For folks involved in film, seasonal clocks can be set by the annual confluence of international film festivals (Telluride, Toronto, New York, Edinburgh, Venice) that shape reputations and kick-start the movies that show up on screens throughout the fall and winter. Usually, festivals are measured by which premieres and stars they snag, which prizes are awarded. This year, however, only one factor comes into play: whether festivals and films ran before or after September 11.
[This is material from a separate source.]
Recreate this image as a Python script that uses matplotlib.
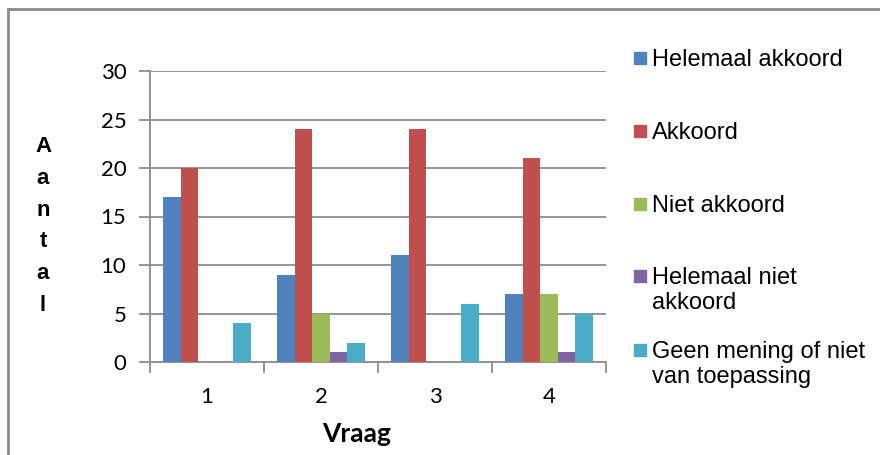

Telluride took place in the bucolic setting of the Colorado mountains in the prelapsarian weeks prior to September 11. In addition to hot-off-the-press premieres, the Telluride festival is known for its tributes and archival revivals. Each year features a guest director who brings some special expertise to spice up the mix. (Full disclosure: I was the 1996 guest director.) This time it was Salman Rushdie, who unspooled Indian classics and chatted about science fiction films to the thrill of the crowd. (A few days later in Toronto, opening my copy of the Globe and Mail, I was surprised to find Rushdie’s name on the front page. An item on September 11 reported that the FAA had alerted Air Canada that it could not board him as a passenger, bound for Toronto that week, due to “extreme security measures” that required air traffic to operate under a “heightened state of alert.”)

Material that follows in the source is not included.